■ Exercise objective ■
Skip the pictures. Transcribe the rest of the data below without changing a word.

■ Available data ■
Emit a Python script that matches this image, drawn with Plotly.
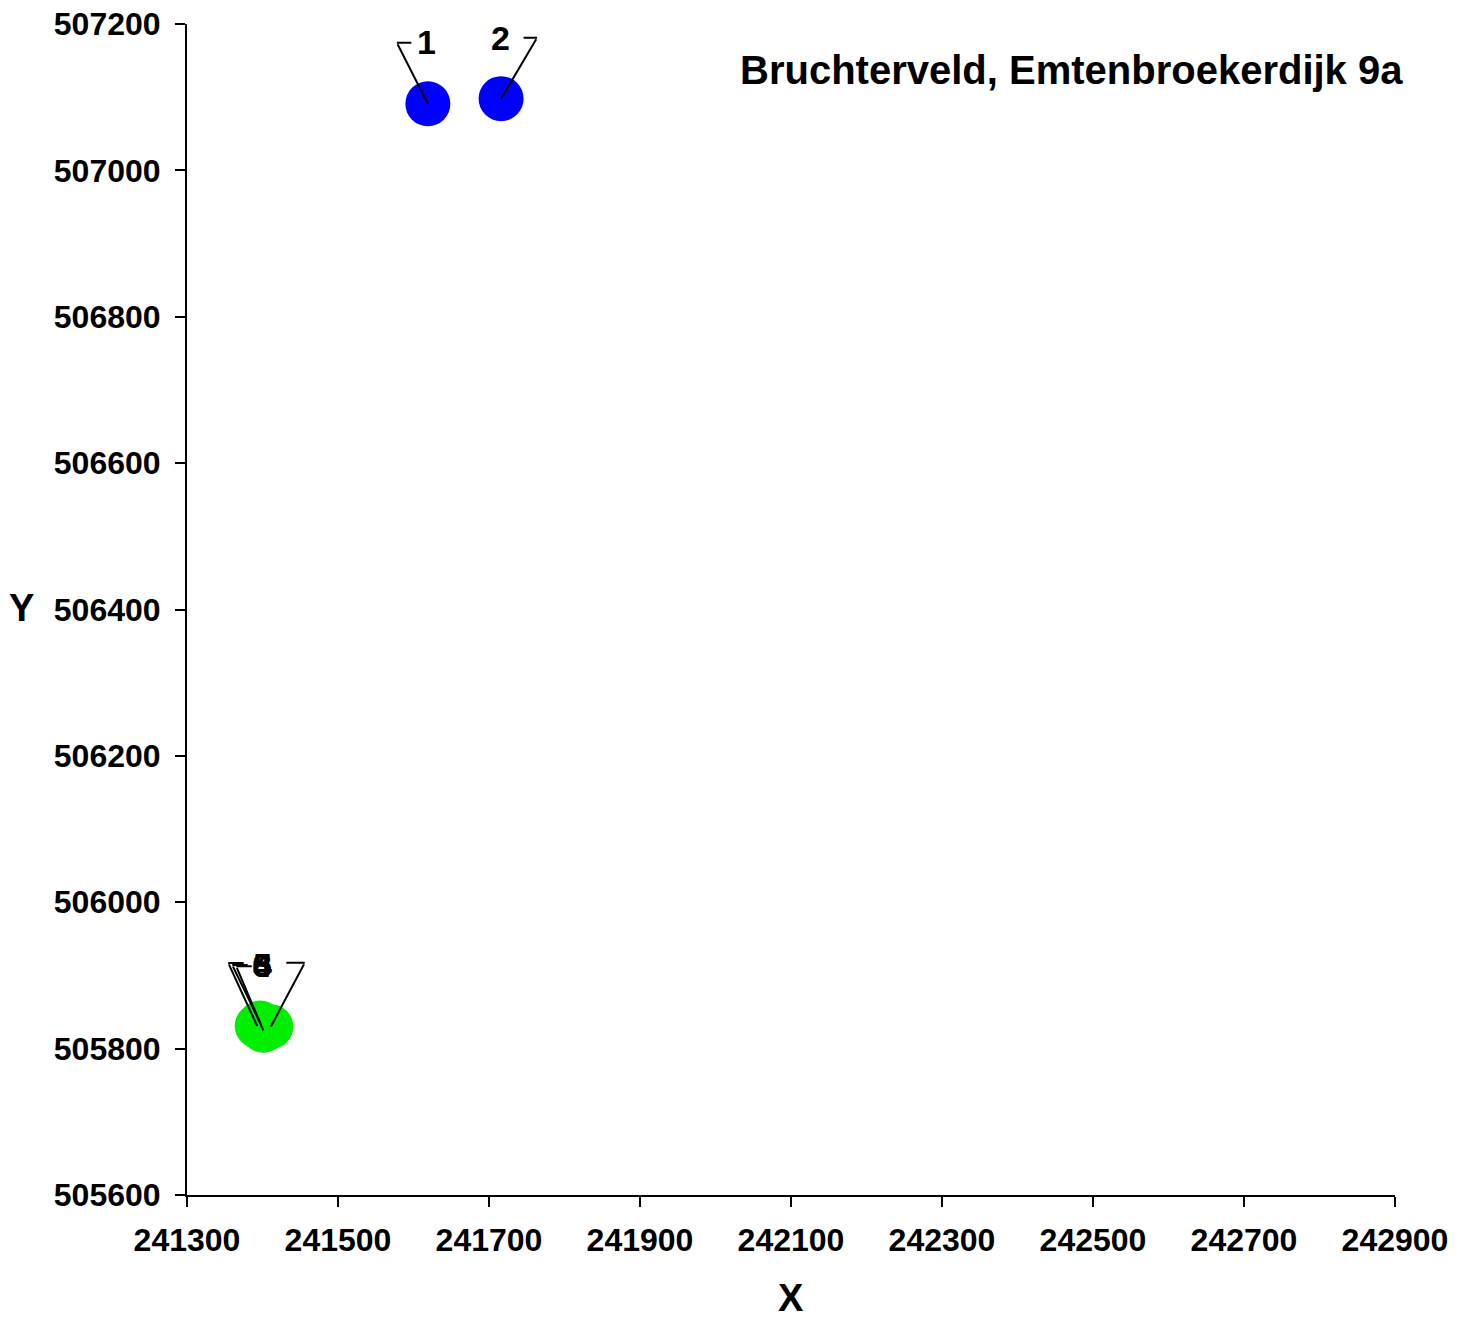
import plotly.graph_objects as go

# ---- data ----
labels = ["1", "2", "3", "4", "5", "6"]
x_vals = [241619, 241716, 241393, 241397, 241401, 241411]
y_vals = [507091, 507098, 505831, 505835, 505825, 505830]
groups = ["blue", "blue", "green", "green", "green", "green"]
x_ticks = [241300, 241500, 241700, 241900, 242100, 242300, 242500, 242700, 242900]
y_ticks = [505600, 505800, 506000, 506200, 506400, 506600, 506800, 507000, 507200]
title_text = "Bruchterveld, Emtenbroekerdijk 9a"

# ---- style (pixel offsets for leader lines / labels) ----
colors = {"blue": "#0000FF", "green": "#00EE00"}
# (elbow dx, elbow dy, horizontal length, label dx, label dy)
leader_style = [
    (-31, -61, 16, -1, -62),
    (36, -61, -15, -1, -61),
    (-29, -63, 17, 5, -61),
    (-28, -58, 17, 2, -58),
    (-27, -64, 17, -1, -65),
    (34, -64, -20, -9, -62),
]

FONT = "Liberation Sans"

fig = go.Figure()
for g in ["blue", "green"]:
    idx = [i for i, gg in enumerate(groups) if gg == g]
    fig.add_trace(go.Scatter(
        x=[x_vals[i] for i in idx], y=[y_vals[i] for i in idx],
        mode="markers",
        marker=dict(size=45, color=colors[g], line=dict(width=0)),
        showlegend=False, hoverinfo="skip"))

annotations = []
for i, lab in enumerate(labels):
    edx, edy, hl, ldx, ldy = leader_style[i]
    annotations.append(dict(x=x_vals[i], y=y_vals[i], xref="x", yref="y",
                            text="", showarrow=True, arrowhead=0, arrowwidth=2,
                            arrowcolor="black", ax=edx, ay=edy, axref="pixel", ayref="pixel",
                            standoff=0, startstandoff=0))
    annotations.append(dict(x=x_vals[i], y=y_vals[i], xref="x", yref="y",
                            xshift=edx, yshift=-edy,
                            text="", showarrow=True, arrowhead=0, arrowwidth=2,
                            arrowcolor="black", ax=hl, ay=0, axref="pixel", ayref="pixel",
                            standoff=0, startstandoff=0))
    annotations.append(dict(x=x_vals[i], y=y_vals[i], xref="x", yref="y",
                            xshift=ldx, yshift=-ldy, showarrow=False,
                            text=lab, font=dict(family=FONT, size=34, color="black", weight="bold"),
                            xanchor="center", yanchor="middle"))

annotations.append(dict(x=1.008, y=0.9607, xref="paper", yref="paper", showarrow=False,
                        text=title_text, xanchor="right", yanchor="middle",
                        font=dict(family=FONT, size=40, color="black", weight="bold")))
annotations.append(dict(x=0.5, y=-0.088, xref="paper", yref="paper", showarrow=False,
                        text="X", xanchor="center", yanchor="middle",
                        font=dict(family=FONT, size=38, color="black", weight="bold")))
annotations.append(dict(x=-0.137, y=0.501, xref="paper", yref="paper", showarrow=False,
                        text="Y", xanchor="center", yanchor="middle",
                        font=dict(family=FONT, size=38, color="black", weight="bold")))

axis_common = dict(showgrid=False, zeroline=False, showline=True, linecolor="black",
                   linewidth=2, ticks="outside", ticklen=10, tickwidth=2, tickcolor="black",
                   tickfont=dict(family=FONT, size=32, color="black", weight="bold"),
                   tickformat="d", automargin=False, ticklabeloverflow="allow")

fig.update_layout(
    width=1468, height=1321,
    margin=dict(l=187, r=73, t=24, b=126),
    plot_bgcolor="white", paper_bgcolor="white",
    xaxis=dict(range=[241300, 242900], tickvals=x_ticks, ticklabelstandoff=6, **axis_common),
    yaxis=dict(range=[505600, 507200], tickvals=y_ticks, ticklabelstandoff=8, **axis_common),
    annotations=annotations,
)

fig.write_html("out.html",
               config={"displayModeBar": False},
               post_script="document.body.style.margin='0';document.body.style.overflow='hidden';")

■ Answer ■
Emit a Python script that matches this image, drawn with Plotly.
import plotly.graph_objects as go

# ---- data ----
labels = ["1", "2", "3", "4", "5", "6"]
x_vals = [241619, 241716, 241393, 241397, 241401, 241411]
y_vals = [507091, 507098, 505831, 505835, 505825, 505830]
groups = ["blue", "blue", "green", "green", "green", "green"]
x_ticks = [241300, 241500, 241700, 241900, 242100, 242300, 242500, 242700, 242900]
y_ticks = [505600, 505800, 506000, 506200, 506400, 506600, 506800, 507000, 507200]
title_text = "Bruchterveld, Emtenbroekerdijk 9a"

# ---- style (pixel offsets for leader lines / labels) ----
colors = {"blue": "#0000FF", "green": "#00EE00"}
# (elbow dx, elbow dy, horizontal length, label dx, label dy)
leader_style = [
    (-31, -61, 16, -1, -62),
    (36, -61, -15, -1, -61),
    (-29, -63, 17, 5, -61),
    (-28, -58, 17, 2, -58),
    (-27, -64, 17, -1, -65),
    (34, -64, -20, -9, -62),
]

FONT = "Liberation Sans"

fig = go.Figure()
for g in ["blue", "green"]:
    idx = [i for i, gg in enumerate(groups) if gg == g]
    fig.add_trace(go.Scatter(
        x=[x_vals[i] for i in idx], y=[y_vals[i] for i in idx],
        mode="markers",
        marker=dict(size=45, color=colors[g], line=dict(width=0)),
        showlegend=False, hoverinfo="skip"))

annotations = []
for i, lab in enumerate(labels):
    edx, edy, hl, ldx, ldy = leader_style[i]
    annotations.append(dict(x=x_vals[i], y=y_vals[i], xref="x", yref="y",
                            text="", showarrow=True, arrowhead=0, arrowwidth=2,
                            arrowcolor="black", ax=edx, ay=edy, axref="pixel", ayref="pixel",
                            standoff=0, startstandoff=0))
    annotations.append(dict(x=x_vals[i], y=y_vals[i], xref="x", yref="y",
                            xshift=edx, yshift=-edy,
                            text="", showarrow=True, arrowhead=0, arrowwidth=2,
                            arrowcolor="black", ax=hl, ay=0, axref="pixel", ayref="pixel",
                            standoff=0, startstandoff=0))
    annotations.append(dict(x=x_vals[i], y=y_vals[i], xref="x", yref="y",
                            xshift=ldx, yshift=-ldy, showarrow=False,
                            text=lab, font=dict(family=FONT, size=34, color="black", weight="bold"),
                            xanchor="center", yanchor="middle"))

annotations.append(dict(x=1.008, y=0.9607, xref="paper", yref="paper", showarrow=False,
                        text=title_text, xanchor="right", yanchor="middle",
                        font=dict(family=FONT, size=40, color="black", weight="bold")))
annotations.append(dict(x=0.5, y=-0.088, xref="paper", yref="paper", showarrow=False,
                        text="X", xanchor="center", yanchor="middle",
                        font=dict(family=FONT, size=38, color="black", weight="bold")))
annotations.append(dict(x=-0.137, y=0.501, xref="paper", yref="paper", showarrow=False,
                        text="Y", xanchor="center", yanchor="middle",
                        font=dict(family=FONT, size=38, color="black", weight="bold")))

axis_common = dict(showgrid=False, zeroline=False, showline=True, linecolor="black",
                   linewidth=2, ticks="outside", ticklen=10, tickwidth=2, tickcolor="black",
                   tickfont=dict(family=FONT, size=32, color="black", weight="bold"),
                   tickformat="d", automargin=False, ticklabeloverflow="allow")

fig.update_layout(
    width=1468, height=1321,
    margin=dict(l=187, r=73, t=24, b=126),
    plot_bgcolor="white", paper_bgcolor="white",
    xaxis=dict(range=[241300, 242900], tickvals=x_ticks, ticklabelstandoff=6, **axis_common),
    yaxis=dict(range=[505600, 507200], tickvals=y_ticks, ticklabelstandoff=8, **axis_common),
    annotations=annotations,
)

fig.write_html("out.html",
               config={"displayModeBar": False},
               post_script="document.body.style.margin='0';document.body.style.overflow='hidden';")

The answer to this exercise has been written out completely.